- _Source excerpt_
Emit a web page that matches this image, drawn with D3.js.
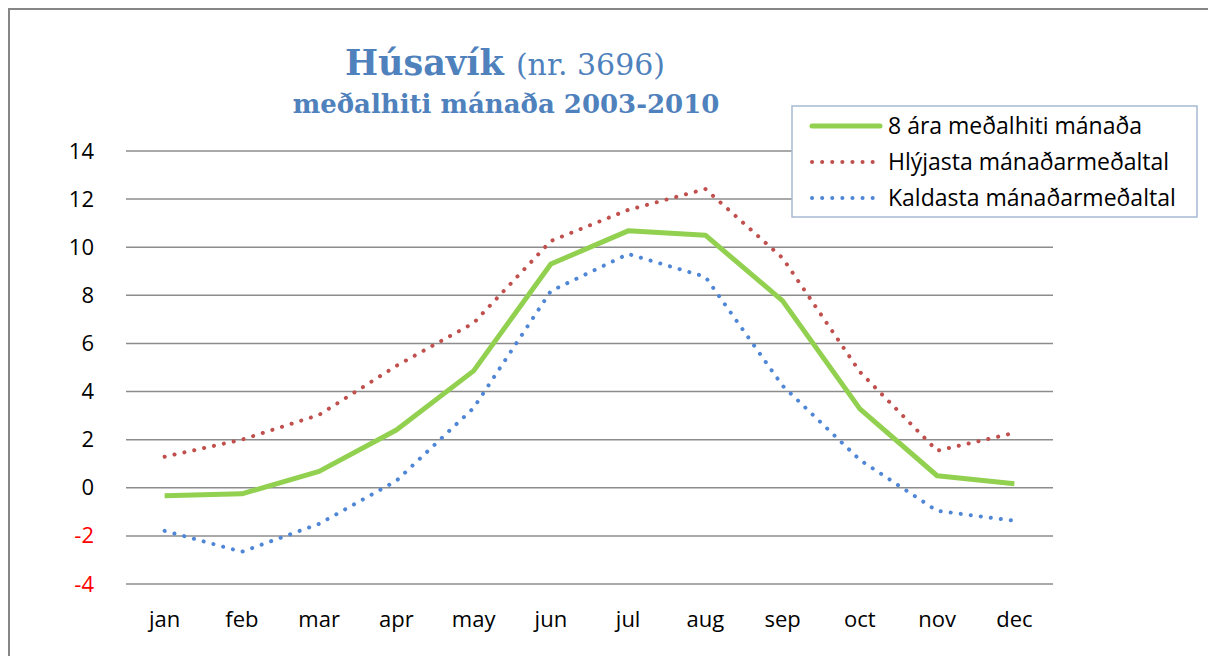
<!DOCTYPE html>
<html>
<head>
<meta charset="utf-8">
<script src="https://cdn.jsdelivr.net/npm/d3@7"></script>
<style>
  body { margin: 0; background: #fff; }
  svg { display: block; }
</style>
</head>
<body>
<div id="chart"></div>
<script>
// months on the x axis
const months = ["jan", "feb", "mar", "apr", "may", "jun", "jul", "aug", "sep", "oct", "nov", "dec"];
// 8 year mean per month
const meanTemp = [-0.33, -0.25, 0.68, 2.4, 4.86, 9.3, 10.68, 10.5, 7.77, 3.28, 0.5, 0.17];
// warmest monthly mean
const warmest = [1.29, 2.0, 3.03, 5.07, 6.85, 10.26, 11.55, 12.42, 9.55, 4.82, 1.54, 2.28];
// coldest monthly mean
const coldest = [-1.79, -2.66, -1.5, 0.29, 3.32, 8.18, 9.72, 8.77, 4.24, 1.16, -0.96, -1.37];
const yTicks = [-4, -2, 0, 2, 4, 6, 8, 10, 12, 14];
const seriesNames = ["8 ára meðalhiti mánaða", "Hlýjasta mánaðarmeðaltal", "Kaldasta mánaðarmeðaltal"];

let width = 1208;
let height = 656;
let labelFont = "'Open Sans', sans-serif";

let svg = d3.select("#chart").append("svg")
    .attr("width", width)
    .attr("height", height);

// outer frame
svg.append("path")
    .attr("d", `M9,${height} V9 H${width}`)
    .attr("fill", "none")
    .attr("stroke", "#868686")
    .attr("stroke-width", 2);

// scales
const xScale = d3.scaleBand()
    .domain(months)
    .range([126, 1053]);

const yScale = d3.scaleLinear()
    .domain([-4, 14])
    .range([584, 151]);

// gridlines
svg.append("g")
    .selectAll("line")
    .data(yTicks)
    .enter()
    .append("line")
    .attr("x1", 126)
    .attr("x2", 1053)
    .attr("y1", d => yScale(d))
    .attr("y2", d => yScale(d))
    .attr("stroke", "#8c8c8c")
    .attr("stroke-width", 1.5);

// y axis labels (plain hyphen for negatives)
const yAxis = svg.append("g")
    .attr("transform", "translate(94,0)")
    .call(d3.axisLeft(yScale).tickValues(yTicks).tickSize(0).tickPadding(0).tickFormat(d => String(d)));
yAxis.select(".domain").remove();
yAxis.selectAll("text")
    .attr("font-family", labelFont)
    .attr("font-size", 22)
    .attr("fill", d => d < 0 ? "#ff0000" : "#000");

// x axis labels
const xAxis = svg.append("g")
    .attr("transform", "translate(0,611)")
    .call(d3.axisBottom(xScale).tickSize(0).tickPadding(0));
xAxis.select(".domain").remove();
xAxis.selectAll("text")
    .attr("font-family", labelFont)
    .attr("font-size", 22)
    .attr("fill", "#000");

// line generator
const line = d3.line()
    .x((d, i) => xScale(months[i]) + xScale.bandwidth() / 2)
    .y(d => yScale(d));

// warmest (red dotted)
svg.append("path")
    .datum(warmest)
    .attr("d", line)
    .attr("fill", "none")
    .attr("stroke", "#c0504d")
    .attr("stroke-width", 4)
    .attr("stroke-linecap", "round")
    .attr("stroke-dasharray", "0.1 10");

// coldest (blue dotted)
svg.append("path")
    .datum(coldest)
    .attr("d", line)
    .attr("fill", "none")
    .attr("stroke", "#4f86d6")
    .attr("stroke-width", 4)
    .attr("stroke-linecap", "round")
    .attr("stroke-dasharray", "0.1 10");

// mean (green solid)
svg.append("path")
    .datum(meanTemp)
    .attr("d", line)
    .attr("fill", "none")
    .attr("stroke", "#92d050")
    .attr("stroke-width", 5)
    .attr("stroke-linejoin", "round");

// title
const title = svg.append("text")
    .attr("x", 505)
    .attr("y", 75)
    .attr("text-anchor", "middle")
    .attr("font-family", "'DejaVu Serif', serif")
    .attr("fill", "#4f81bd");
title.append("tspan")
    .attr("font-weight", "bold")
    .attr("font-size", 35)
    .text("Húsavík ");
title.append("tspan")
    .attr("font-size", 30)
    .text("(nr. 3696)");

svg.append("text")
    .attr("x", 506)
    .attr("y", 113)
    .attr("text-anchor", "middle")
    .attr("font-family", "'DejaVu Serif', serif")
    .attr("font-weight", "bold")
    .attr("font-size", 26)
    .attr("fill", "#4f81bd")
    .text("meðalhiti mánaða 2003-2010");

// legend
const legend = svg.append("g");
legend.append("rect")
    .attr("x", 792)
    .attr("y", 106)
    .attr("width", 405)
    .attr("height", 111)
    .attr("fill", "#fff")
    .attr("stroke", "#a7b9d2")
    .attr("stroke-width", 1.5);

const legendStyles = [
    { color: "#92d050", width: 5, dash: null },
    { color: "#c0504d", width: 4, dash: "0.1 10" },
    { color: "#4f86d6", width: 4, dash: "0.1 10" }
];

seriesNames.forEach((name, i) => {
    let y = 126 + i * 36;
    let s = legendStyles[i];
    let l = legend.append("line")
        .attr("x1", 812)
        .attr("x2", 880)
        .attr("y1", y)
        .attr("y2", y)
        .attr("stroke", s.color)
        .attr("stroke-width", s.width)
        .attr("stroke-linecap", "round");
    if (s.dash) l.attr("stroke-dasharray", s.dash);
    legend.append("text")
        .attr("x", 888)
        .attr("y", y + 8)
        .attr("font-family", labelFont)
        .attr("font-size", 23)
        .attr("fill", "#000")
        .text(name);
});
</script>
</body>
</html>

- _Your instructions_
Reproduce every line precisely as given, omitting all pictures.

- _Exercise output_
Emit a web page that matches this image, drawn with D3.js.
<!DOCTYPE html>
<html>
<head>
<meta charset="utf-8">
<script src="https://cdn.jsdelivr.net/npm/d3@7"></script>
<style>
  body { margin: 0; background: #fff; }
  svg { display: block; }
</style>
</head>
<body>
<div id="chart"></div>
<script>
// months on the x axis
const months = ["jan", "feb", "mar", "apr", "may", "jun", "jul", "aug", "sep", "oct", "nov", "dec"];
// 8 year mean per month
const meanTemp = [-0.33, -0.25, 0.68, 2.4, 4.86, 9.3, 10.68, 10.5, 7.77, 3.28, 0.5, 0.17];
// warmest monthly mean
const warmest = [1.29, 2.0, 3.03, 5.07, 6.85, 10.26, 11.55, 12.42, 9.55, 4.82, 1.54, 2.28];
// coldest monthly mean
const coldest = [-1.79, -2.66, -1.5, 0.29, 3.32, 8.18, 9.72, 8.77, 4.24, 1.16, -0.96, -1.37];
const yTicks = [-4, -2, 0, 2, 4, 6, 8, 10, 12, 14];
const seriesNames = ["8 ára meðalhiti mánaða", "Hlýjasta mánaðarmeðaltal", "Kaldasta mánaðarmeðaltal"];

let width = 1208;
let height = 656;
let labelFont = "'Open Sans', sans-serif";

let svg = d3.select("#chart").append("svg")
    .attr("width", width)
    .attr("height", height);

// outer frame
svg.append("path")
    .attr("d", `M9,${height} V9 H${width}`)
    .attr("fill", "none")
    .attr("stroke", "#868686")
    .attr("stroke-width", 2);

// scales
const xScale = d3.scaleBand()
    .domain(months)
    .range([126, 1053]);

const yScale = d3.scaleLinear()
    .domain([-4, 14])
    .range([584, 151]);

// gridlines
svg.append("g")
    .selectAll("line")
    .data(yTicks)
    .enter()
    .append("line")
    .attr("x1", 126)
    .attr("x2", 1053)
    .attr("y1", d => yScale(d))
    .attr("y2", d => yScale(d))
    .attr("stroke", "#8c8c8c")
    .attr("stroke-width", 1.5);

// y axis labels (plain hyphen for negatives)
const yAxis = svg.append("g")
    .attr("transform", "translate(94,0)")
    .call(d3.axisLeft(yScale).tickValues(yTicks).tickSize(0).tickPadding(0).tickFormat(d => String(d)));
yAxis.select(".domain").remove();
yAxis.selectAll("text")
    .attr("font-family", labelFont)
    .attr("font-size", 22)
    .attr("fill", d => d < 0 ? "#ff0000" : "#000");

// x axis labels
const xAxis = svg.append("g")
    .attr("transform", "translate(0,611)")
    .call(d3.axisBottom(xScale).tickSize(0).tickPadding(0));
xAxis.select(".domain").remove();
xAxis.selectAll("text")
    .attr("font-family", labelFont)
    .attr("font-size", 22)
    .attr("fill", "#000");

// line generator
const line = d3.line()
    .x((d, i) => xScale(months[i]) + xScale.bandwidth() / 2)
    .y(d => yScale(d));

// warmest (red dotted)
svg.append("path")
    .datum(warmest)
    .attr("d", line)
    .attr("fill", "none")
    .attr("stroke", "#c0504d")
    .attr("stroke-width", 4)
    .attr("stroke-linecap", "round")
    .attr("stroke-dasharray", "0.1 10");

// coldest (blue dotted)
svg.append("path")
    .datum(coldest)
    .attr("d", line)
    .attr("fill", "none")
    .attr("stroke", "#4f86d6")
    .attr("stroke-width", 4)
    .attr("stroke-linecap", "round")
    .attr("stroke-dasharray", "0.1 10");

// mean (green solid)
svg.append("path")
    .datum(meanTemp)
    .attr("d", line)
    .attr("fill", "none")
    .attr("stroke", "#92d050")
    .attr("stroke-width", 5)
    .attr("stroke-linejoin", "round");

// title
const title = svg.append("text")
    .attr("x", 505)
    .attr("y", 75)
    .attr("text-anchor", "middle")
    .attr("font-family", "'DejaVu Serif', serif")
    .attr("fill", "#4f81bd");
title.append("tspan")
    .attr("font-weight", "bold")
    .attr("font-size", 35)
    .text("Húsavík ");
title.append("tspan")
    .attr("font-size", 30)
    .text("(nr. 3696)");

svg.append("text")
    .attr("x", 506)
    .attr("y", 113)
    .attr("text-anchor", "middle")
    .attr("font-family", "'DejaVu Serif', serif")
    .attr("font-weight", "bold")
    .attr("font-size", 26)
    .attr("fill", "#4f81bd")
    .text("meðalhiti mánaða 2003-2010");

// legend
const legend = svg.append("g");
legend.append("rect")
    .attr("x", 792)
    .attr("y", 106)
    .attr("width", 405)
    .attr("height", 111)
    .attr("fill", "#fff")
    .attr("stroke", "#a7b9d2")
    .attr("stroke-width", 1.5);

const legendStyles = [
    { color: "#92d050", width: 5, dash: null },
    { color: "#c0504d", width: 4, dash: "0.1 10" },
    { color: "#4f86d6", width: 4, dash: "0.1 10" }
];

seriesNames.forEach((name, i) => {
    let y = 126 + i * 36;
    let s = legendStyles[i];
    let l = legend.append("line")
        .attr("x1", 812)
        .attr("x2", 880)
        .attr("y1", y)
        .attr("y2", y)
        .attr("stroke", s.color)
        .attr("stroke-width", s.width)
        .attr("stroke-linecap", "round");
    if (s.dash) l.attr("stroke-dasharray", s.dash);
    legend.append("text")
        .attr("x", 888)
        .attr("y", y + 8)
        .attr("font-family", labelFont)
        .attr("font-size", 23)
        .attr("fill", "#000")
        .text(name);
});
</script>
</body>
</html>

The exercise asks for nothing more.